Three years ago, the government of Zimbabwe decided to decriminaliseartisanal gold mining. The move, which has severe effects on the environment, sought to help the country to earn more from exports. So far all indications are that this move, which was also informed by political considerations, is bearing fruit as this year Zimbabwe is expecting to produce more than 30 tonnes of gold, a surge from a record low of less than three tonnes that the country was producing a few years ago.
In the past when gold mining by individuals was illegal, fear of arrest and the resultant mandatory minimum jail terms of five years scared away many citizens from any gold mining activities. The decriminalisation and the government support for the sub-sector – where rags-to-riches tales are common – has attracted the country’s majority unemployed youths in a country where poverty levels are very high, leading to nasty fights.
On August 29 this year, Ngoni Tinarwo (40) was attacked by gang that he alleges was sent by his opponents near his home in Old Mbizo suburb. He fought off his attackers until he managed to reach safety, but not before the machetes had inflicted severe injuries on his knee, back and shoulder. Two days later, his attackers daringly went into Kwekwe General Hospital where he had been admitted to finish him off. Thankfully, the hospital staff, who are now used to such cases, had acted quickly by transferring him to a hospital in another city. Right now as he is recovering and adjusting to a new life with disability, he literally walks with his back firmly to the wall and sleeps with one eye wide open. He knows that the people who have tried to kill him outside his home and in hospital can come for him anytime.
Ngoni’s fear partially explains why about a dozen other victims and a few relatives of those killed in the violence that were approached by TRT Worldrefused to share their stories. The other explanation given by those inside the industry is that those who eventually fall victim to the machete attacks would have also committed similar offences before so they fear drawing unwanted attention to themselves.
Kwekwe Central constituency legislator, Masango Matambanadzo, says so intense is the violence when the miners stampede over shafts discovered to have rich gold ore that between three and five people are killed daily in these machete attacks.
“It is real and it is worrying. It is something that has to be stopped otherwise what culture are we passing on to the next generation?” Matambanadzo said in an interview.
Also worried are traditional leaders in the areas where the killings regularly take place.
“It (violence) worries us as traditional leaders when people kill each other like chickens everyday as if we are in a war situation,” said Chief Ngungumbane of Mberengwa area of the Midlands province, one of the many areas affected by the machete attacks. He blamed the violence on the influx of people from other areas in search of the precious metal.

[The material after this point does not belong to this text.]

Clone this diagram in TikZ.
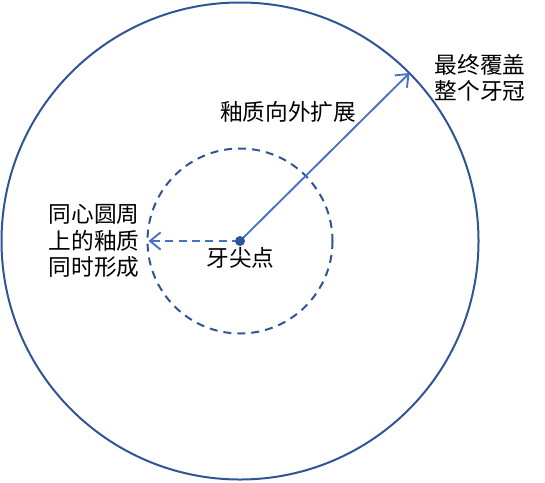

Gold and other precious minerals are found in abundance along the Great Dykebelt that runs in the centre of the country in a north-south direction and the biggest part of this belt is in the Midlands province where Kwekwe is situated.
Even the army has voiced concern over the machete attacks that it says are now a serious threat to peace and stability in the country.
Police always say they do their best to arrest all criminal elements, but once the cases gets into judiciary system, the suspects are either discharged on technicalities or set free on bail something that results in the impression that nothing is being done about these cases.